Mixed emotions face many

Faith-based volunteers provide assistance to resident in Florida town.

BY SUSAN KIM | ARCADIA, FL | November 15, 2004


Camp Noah kids enjoy games on Water Day.
Credit: Disaster News Network

"Frustrated. Overwhelmed. But I've tried to be grateful." That's how Mary Jane, a resident of Arcadia FL, described her emotions Saturday.

But the night Hurricane Charley churned across her town, she was "scared to death," she recalled. "My friend and I stayed in the bathroom. I have a cat and dog."

One hour after the winds died down, the first piece of her ceiling fell and hit her friend, bruising her leg. "After that the ceiling kept falling," said Mary Jane. "One by one the rooms just fell."

Hurricane Charley, she said, "trashed the front of the house," and the first people who came to help were three people from the Trinity United Methodist Church in town, along with her friends and neighbors.

Not a churchgoer now, Mary Jane remembers, "being Methodist for awhile." Her husband and young daughter were killed by a drunk driver years ago, she said, and she lives alone.

After Charley hit, "a lady came to the door.

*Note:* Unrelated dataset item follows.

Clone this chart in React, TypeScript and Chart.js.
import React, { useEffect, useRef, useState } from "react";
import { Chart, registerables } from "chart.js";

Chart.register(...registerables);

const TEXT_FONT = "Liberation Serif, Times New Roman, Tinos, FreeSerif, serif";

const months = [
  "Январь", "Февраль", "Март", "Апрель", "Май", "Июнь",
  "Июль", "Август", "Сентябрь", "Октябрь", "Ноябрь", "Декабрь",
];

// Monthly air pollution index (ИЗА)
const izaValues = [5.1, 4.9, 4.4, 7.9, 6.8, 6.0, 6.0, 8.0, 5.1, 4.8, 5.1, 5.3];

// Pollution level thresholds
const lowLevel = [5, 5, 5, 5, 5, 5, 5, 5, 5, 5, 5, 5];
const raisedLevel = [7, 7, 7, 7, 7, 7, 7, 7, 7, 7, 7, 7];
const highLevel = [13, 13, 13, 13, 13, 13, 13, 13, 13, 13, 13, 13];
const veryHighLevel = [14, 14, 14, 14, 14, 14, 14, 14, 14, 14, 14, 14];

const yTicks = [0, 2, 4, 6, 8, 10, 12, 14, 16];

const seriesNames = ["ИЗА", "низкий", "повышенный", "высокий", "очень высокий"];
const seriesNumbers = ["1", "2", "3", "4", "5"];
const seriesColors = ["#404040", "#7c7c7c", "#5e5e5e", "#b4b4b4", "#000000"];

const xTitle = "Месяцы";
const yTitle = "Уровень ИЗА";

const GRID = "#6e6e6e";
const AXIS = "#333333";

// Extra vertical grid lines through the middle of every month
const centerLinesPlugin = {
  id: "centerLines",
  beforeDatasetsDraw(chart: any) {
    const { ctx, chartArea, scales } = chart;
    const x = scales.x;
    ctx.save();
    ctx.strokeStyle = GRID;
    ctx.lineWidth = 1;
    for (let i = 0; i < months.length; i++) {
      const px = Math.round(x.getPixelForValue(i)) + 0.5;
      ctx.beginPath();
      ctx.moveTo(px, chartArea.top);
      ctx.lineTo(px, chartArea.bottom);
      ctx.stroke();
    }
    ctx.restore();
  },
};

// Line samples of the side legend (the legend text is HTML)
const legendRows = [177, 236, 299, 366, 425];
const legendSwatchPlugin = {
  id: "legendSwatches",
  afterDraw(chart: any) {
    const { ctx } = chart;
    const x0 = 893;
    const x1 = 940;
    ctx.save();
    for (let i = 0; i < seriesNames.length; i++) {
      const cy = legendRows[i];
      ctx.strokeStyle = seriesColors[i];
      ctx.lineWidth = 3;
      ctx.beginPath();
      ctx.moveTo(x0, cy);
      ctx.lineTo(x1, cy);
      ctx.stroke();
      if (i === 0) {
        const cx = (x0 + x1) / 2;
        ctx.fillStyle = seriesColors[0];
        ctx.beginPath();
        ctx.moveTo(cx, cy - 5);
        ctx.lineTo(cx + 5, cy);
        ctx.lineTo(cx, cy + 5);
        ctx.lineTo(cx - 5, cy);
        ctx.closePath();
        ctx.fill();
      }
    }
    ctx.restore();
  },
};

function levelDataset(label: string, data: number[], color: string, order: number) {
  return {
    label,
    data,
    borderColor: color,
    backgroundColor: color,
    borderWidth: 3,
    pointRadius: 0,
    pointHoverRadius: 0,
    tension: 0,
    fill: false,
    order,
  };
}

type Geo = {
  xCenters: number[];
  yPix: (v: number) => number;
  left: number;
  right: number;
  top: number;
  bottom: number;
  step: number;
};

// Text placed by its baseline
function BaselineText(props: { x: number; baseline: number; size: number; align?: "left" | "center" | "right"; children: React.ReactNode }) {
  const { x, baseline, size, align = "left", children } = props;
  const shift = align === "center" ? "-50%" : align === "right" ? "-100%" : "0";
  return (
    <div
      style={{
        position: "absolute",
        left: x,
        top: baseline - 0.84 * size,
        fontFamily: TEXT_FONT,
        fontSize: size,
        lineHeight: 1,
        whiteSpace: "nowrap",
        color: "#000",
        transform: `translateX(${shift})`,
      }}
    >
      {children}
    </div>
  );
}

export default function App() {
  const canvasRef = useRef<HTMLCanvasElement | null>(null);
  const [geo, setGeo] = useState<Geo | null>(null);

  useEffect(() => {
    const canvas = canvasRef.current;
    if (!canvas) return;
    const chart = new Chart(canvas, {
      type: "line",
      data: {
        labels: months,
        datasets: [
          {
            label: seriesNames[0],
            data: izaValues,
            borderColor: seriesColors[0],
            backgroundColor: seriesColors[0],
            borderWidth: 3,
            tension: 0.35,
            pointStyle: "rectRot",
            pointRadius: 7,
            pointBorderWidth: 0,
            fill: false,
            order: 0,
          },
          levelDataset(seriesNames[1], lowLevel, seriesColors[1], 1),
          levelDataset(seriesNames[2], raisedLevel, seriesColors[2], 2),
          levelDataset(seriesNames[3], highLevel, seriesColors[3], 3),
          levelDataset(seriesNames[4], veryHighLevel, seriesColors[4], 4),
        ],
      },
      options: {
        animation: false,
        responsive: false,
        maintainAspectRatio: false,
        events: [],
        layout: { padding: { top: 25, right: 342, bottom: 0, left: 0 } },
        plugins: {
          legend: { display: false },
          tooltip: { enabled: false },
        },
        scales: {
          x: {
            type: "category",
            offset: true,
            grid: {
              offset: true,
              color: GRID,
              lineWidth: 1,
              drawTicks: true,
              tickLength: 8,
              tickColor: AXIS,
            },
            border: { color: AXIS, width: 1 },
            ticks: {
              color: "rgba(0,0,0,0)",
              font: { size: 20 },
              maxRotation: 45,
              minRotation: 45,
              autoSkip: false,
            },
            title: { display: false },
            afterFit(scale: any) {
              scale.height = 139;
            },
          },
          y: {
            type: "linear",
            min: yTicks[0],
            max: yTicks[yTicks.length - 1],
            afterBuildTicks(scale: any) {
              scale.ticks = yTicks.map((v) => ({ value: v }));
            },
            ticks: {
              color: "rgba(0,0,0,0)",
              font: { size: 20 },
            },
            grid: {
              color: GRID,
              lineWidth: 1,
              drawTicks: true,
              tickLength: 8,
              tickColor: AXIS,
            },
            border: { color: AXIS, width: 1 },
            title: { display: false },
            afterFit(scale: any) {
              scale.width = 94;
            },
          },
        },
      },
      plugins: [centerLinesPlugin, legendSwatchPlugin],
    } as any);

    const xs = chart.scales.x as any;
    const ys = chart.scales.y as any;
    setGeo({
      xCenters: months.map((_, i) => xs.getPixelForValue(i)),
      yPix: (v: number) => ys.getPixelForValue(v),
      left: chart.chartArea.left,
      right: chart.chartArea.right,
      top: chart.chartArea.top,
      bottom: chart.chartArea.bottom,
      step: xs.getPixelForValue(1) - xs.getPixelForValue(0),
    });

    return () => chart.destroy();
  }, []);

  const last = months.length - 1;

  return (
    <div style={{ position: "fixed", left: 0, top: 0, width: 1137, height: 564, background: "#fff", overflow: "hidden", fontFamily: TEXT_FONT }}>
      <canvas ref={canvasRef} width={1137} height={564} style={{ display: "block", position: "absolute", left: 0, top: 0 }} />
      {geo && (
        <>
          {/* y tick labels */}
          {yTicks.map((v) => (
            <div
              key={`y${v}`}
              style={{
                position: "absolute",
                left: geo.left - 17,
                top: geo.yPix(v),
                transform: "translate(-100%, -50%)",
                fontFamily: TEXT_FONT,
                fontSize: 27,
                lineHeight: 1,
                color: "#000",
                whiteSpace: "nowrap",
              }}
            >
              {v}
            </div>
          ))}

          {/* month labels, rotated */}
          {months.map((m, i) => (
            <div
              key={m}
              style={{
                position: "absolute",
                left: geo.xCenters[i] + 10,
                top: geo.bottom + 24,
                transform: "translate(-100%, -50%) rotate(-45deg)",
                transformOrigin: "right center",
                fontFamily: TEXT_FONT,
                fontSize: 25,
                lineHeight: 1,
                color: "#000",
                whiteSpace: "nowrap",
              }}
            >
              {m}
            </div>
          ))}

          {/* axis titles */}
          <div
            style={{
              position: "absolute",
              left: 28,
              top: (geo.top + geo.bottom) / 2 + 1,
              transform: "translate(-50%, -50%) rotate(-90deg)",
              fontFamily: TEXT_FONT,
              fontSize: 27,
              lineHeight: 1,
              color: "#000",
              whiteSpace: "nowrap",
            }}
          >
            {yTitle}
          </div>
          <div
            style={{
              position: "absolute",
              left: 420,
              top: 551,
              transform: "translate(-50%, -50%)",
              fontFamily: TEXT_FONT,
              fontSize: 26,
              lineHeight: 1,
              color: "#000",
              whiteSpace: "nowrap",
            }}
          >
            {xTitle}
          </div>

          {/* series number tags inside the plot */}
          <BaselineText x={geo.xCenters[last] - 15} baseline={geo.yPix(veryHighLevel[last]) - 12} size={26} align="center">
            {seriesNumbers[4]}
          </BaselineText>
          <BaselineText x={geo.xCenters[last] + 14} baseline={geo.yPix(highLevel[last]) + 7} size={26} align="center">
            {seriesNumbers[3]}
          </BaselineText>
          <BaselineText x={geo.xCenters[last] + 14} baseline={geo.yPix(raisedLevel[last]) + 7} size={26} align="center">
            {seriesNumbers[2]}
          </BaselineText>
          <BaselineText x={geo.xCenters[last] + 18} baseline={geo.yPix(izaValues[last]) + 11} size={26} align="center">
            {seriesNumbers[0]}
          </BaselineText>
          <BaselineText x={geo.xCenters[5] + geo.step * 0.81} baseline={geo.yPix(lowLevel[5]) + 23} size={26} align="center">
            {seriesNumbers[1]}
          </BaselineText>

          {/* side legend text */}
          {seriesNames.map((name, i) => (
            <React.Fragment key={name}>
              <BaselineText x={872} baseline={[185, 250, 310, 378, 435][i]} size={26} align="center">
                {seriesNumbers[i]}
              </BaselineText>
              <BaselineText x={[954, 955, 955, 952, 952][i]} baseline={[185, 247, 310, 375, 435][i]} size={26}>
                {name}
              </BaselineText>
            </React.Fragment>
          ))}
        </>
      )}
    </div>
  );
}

She was going door-to-door, checking to see how people were doing."

The Christian Reformed World Relief Committee, among other groups, has been assessing needs in this way - face-to-face with residents - in Arcadia and other places in hurricane-wracked Florida.

Charley caused the worst wreckage in Mary Jane's home, but heavy rainfall from later storms compounded the damage. "Then the mold smell got so bad."

Mary Jane also met with her insurance agent and with a representative from the Federal Emergency Management Agency (FEMA).

She was vastly underinsured for the damage, she said, "and I have to say I found my insurance agent totally worthless. They've always wanted their money on time but they took forever to even assess my damages."

She received a FEMA check for $400, thought about buying new carpet with it, but instead spent it on building materials for drywalling. "I'm just going to paint these concrete floors until I can get a new carpet. People say, 'but the floors are so hard,' and I say, 'well, people have tile floors that are just as hard.' "

She has not yet applied to the Small Business Administration (SBA) to see if she is eligible for a low-interest loan. Faith-based and voluntary groups, along with FEMA officials, have been urging hurricane-affected residents to fill out an SBA application because, even if an applicant is ineligible for a loan, an SBA application must be on file to quality for other federal assistance.

"I'll have to look into that," Mary Jane said on Saturday. "But right now I'd just like to sleep for a week."

Volunteers from Anona United Methodist Church - some 80 miles away - are working inside and outside of her house, building an access ramp, repainting, and carrying heavy furniture.

Previous volunteer teams helped her eradicate the mold, put up new drywall, and patch what was left of the ceiling. "I did that section myself," said Mary Jane, pointing to a wall. "I've learned to drywall."

She's grateful for the help, said Mary Jane, because for awhile - "I was having a pity party."

Then somebody asked her if the hurricane had brought the worst day of her life. "I said, no, that looking at two caskets - my daughter and my husband - was the worst day of my life. Compared to that - this was nothing. And once somebody asked me that, and I answered - I was fine."

On Saturday, she was sorting through personal items in her damaged, dusty house. "I saved the baby books my mother had of me, and the baby books of my daughter. I saved the crochet items my mother made - she made that whole pile over there," said Mary Jane, pointing to a vividly colored stack of blankets and scarves.

Outside, Jessica Clements, a high school senior and a member of the Anona United Methodist Church, was opening a can of paint. "Helping people like this is one of the most rewarding things ever - just to be able to serve God and helping someone to realize there are people who care."

Watching the damage unfold on TV, Clements said she realized "it's horrible. And I was unaffected. We're so fortunate. There is no reason at all why all of us shouldn't be out here."

Yet if Clements and her peers know about the damage - because they're repairing it - there are some people within Florida and even more in other states who don't understand that hurricane recovery will take a long time.

"A local reporter called me and said, 'I guess you're glad this is about over,' " said Marilyn Swanson, director of disaster recovery for the Florida Conference of the United Methodist Church.

Swanson - working with support from the United Methodist Committee on Relief (UMOR) - and others are trying to get the message out that long-term recovery is only just beginning.

As Church World Service and other faith-based groups help fledging interfaith long-term recovery teams get started across the state, Swanson said she is encouraged by the enthusiasm of people who want to help. "These are not just people who want to see what's going on. These are people who want to be involved."

The conference, in partnership with UMCOR, is offering case management training in several communities.